- **DATA SHOWN**

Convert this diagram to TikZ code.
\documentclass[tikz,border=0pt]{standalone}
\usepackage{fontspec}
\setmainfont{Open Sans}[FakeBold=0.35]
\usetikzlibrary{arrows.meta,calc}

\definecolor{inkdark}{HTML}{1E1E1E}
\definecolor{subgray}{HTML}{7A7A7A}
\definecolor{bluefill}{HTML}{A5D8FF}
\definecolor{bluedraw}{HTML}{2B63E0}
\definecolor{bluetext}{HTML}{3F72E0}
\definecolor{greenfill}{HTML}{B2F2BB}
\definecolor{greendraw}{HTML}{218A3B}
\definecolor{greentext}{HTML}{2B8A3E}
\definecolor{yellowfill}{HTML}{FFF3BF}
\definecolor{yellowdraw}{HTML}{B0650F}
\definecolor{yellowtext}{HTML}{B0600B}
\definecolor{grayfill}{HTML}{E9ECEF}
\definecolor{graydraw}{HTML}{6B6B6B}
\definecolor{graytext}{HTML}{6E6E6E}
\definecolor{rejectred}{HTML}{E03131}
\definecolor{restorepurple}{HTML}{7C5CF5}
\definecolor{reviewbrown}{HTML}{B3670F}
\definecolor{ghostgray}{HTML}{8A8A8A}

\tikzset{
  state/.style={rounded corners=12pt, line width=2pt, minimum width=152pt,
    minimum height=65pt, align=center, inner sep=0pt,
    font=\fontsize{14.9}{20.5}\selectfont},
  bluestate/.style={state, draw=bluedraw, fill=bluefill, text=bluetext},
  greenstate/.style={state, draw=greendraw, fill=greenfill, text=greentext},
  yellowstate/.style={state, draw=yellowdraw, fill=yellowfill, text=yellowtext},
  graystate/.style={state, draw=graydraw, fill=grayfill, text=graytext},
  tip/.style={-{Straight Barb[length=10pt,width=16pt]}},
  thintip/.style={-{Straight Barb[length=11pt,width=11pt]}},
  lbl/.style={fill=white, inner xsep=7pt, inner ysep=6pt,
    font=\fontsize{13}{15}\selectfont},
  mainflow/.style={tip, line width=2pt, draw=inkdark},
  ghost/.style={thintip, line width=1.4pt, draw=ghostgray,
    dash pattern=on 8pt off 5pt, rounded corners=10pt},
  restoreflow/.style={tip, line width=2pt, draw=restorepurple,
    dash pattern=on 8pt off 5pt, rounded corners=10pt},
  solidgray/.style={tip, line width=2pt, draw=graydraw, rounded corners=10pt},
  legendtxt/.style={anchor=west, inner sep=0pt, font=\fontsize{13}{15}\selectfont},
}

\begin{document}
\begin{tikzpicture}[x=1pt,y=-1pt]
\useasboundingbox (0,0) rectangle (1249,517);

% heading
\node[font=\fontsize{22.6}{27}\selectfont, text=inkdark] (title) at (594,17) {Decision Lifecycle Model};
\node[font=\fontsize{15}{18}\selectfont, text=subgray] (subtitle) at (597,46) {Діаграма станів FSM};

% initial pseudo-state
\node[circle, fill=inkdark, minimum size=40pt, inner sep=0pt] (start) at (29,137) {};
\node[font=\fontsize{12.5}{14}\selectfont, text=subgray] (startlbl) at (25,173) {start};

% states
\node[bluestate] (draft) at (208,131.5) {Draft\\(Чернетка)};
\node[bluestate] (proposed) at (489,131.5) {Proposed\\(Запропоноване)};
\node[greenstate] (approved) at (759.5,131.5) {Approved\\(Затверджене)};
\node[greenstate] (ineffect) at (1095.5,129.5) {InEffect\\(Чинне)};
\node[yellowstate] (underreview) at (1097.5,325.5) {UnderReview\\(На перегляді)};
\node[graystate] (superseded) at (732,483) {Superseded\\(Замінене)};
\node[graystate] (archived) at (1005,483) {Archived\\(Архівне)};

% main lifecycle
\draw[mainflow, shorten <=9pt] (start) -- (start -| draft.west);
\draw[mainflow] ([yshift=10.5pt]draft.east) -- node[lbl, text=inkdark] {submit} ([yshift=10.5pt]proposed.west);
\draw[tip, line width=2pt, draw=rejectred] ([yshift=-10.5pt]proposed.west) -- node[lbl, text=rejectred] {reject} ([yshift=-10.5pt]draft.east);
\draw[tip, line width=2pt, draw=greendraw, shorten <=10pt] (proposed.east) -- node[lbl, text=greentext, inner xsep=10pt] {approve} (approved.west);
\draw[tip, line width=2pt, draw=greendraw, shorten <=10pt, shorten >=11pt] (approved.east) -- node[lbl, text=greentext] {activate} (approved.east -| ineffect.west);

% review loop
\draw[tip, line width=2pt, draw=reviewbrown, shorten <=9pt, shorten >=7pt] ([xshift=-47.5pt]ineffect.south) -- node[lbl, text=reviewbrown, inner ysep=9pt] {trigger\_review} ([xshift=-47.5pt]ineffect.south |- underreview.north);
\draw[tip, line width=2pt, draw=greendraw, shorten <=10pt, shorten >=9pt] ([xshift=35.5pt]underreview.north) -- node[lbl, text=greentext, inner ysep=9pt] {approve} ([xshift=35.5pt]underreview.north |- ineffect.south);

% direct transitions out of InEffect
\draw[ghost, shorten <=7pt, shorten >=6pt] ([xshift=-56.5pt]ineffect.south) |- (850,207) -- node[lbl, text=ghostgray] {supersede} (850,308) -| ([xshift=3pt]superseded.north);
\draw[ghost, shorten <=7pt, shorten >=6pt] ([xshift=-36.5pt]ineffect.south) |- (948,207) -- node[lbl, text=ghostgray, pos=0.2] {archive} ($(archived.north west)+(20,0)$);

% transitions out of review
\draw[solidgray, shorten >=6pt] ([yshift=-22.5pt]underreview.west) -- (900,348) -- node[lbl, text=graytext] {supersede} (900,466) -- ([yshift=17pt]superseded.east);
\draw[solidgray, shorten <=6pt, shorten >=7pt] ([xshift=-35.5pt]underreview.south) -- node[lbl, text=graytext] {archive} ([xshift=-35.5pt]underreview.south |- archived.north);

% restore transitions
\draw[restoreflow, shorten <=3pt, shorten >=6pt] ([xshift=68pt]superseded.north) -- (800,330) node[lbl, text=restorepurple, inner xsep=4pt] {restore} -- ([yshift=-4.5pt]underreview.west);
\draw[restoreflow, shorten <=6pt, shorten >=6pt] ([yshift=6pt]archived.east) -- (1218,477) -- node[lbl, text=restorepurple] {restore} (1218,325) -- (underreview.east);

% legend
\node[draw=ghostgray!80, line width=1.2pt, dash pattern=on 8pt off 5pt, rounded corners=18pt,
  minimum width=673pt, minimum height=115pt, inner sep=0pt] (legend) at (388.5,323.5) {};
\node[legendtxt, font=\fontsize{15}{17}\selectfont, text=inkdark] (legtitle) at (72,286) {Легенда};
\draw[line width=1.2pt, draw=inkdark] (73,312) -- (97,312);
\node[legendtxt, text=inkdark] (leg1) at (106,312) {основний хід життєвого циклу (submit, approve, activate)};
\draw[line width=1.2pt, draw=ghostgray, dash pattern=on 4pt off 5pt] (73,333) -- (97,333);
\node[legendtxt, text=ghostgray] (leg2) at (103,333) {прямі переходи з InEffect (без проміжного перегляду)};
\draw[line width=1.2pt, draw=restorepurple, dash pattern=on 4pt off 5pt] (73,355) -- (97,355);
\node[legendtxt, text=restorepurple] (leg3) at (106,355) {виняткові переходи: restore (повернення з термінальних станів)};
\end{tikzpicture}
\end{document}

...

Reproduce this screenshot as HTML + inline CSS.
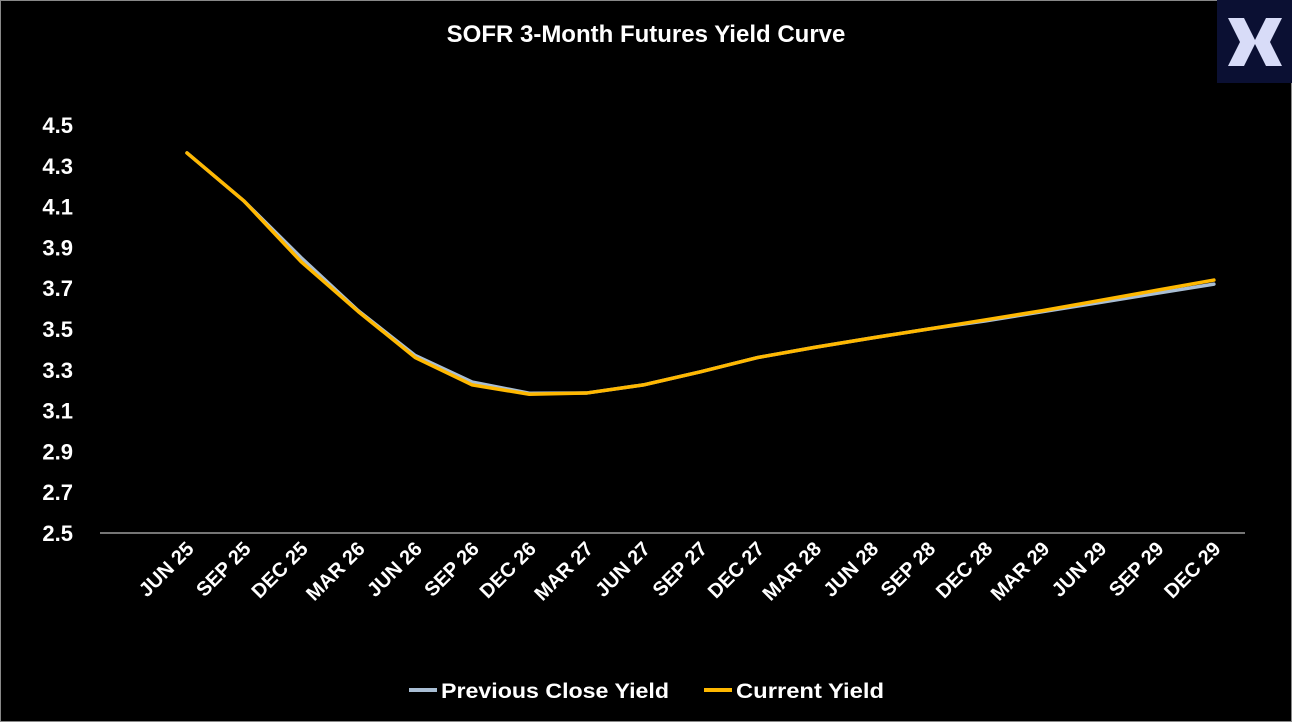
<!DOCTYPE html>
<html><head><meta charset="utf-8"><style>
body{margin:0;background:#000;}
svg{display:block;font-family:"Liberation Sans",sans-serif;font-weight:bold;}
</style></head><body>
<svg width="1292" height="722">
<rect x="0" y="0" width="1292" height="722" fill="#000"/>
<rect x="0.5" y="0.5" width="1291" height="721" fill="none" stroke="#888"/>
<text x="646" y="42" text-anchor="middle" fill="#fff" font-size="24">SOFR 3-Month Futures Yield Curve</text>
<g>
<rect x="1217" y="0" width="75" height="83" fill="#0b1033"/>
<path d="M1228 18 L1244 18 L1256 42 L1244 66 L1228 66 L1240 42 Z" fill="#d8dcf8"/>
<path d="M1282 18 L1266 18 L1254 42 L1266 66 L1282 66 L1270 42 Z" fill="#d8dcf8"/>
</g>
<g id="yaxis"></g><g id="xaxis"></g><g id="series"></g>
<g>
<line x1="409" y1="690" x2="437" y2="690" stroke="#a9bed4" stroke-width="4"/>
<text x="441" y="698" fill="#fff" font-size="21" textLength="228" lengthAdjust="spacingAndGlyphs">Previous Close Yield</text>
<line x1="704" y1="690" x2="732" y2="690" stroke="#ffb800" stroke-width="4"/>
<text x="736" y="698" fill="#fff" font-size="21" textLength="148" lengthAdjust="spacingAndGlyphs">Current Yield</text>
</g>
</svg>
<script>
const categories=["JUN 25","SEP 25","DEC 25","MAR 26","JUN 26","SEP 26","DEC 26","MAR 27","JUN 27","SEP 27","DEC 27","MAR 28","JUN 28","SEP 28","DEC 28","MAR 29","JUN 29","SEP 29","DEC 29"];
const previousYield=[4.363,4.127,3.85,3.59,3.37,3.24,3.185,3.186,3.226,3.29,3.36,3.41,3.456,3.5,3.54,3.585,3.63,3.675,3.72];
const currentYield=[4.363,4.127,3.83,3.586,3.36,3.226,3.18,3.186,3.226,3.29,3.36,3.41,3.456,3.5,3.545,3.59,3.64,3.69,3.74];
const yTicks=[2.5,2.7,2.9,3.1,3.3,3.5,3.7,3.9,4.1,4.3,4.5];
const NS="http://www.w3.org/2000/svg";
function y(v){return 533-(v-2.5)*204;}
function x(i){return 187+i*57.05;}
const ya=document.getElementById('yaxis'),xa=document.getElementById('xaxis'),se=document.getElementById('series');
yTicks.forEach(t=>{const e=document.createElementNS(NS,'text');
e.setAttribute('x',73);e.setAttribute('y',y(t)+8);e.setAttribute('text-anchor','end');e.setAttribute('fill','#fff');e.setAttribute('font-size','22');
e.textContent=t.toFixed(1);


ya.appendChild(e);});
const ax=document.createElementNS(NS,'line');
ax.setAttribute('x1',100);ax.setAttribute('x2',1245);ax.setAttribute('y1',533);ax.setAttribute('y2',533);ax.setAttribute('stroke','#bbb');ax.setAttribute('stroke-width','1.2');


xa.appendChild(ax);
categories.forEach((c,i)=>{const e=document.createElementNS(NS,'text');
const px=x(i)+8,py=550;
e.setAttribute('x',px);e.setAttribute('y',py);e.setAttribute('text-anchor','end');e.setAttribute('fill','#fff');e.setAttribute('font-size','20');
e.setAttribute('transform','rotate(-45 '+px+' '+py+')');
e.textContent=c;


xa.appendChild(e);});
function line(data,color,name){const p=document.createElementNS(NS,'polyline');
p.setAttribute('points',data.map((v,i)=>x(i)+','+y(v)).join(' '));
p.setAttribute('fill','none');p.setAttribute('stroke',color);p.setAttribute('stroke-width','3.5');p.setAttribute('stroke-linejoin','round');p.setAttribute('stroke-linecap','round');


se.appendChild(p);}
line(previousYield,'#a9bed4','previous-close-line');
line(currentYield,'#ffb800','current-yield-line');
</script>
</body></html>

- **REQUIRED WORK**
Select every line in the records above that contains the word "this".

- **TASK SOLUTION**
Convert this diagram to TikZ code.
Reproduce this screenshot as HTML + inline CSS.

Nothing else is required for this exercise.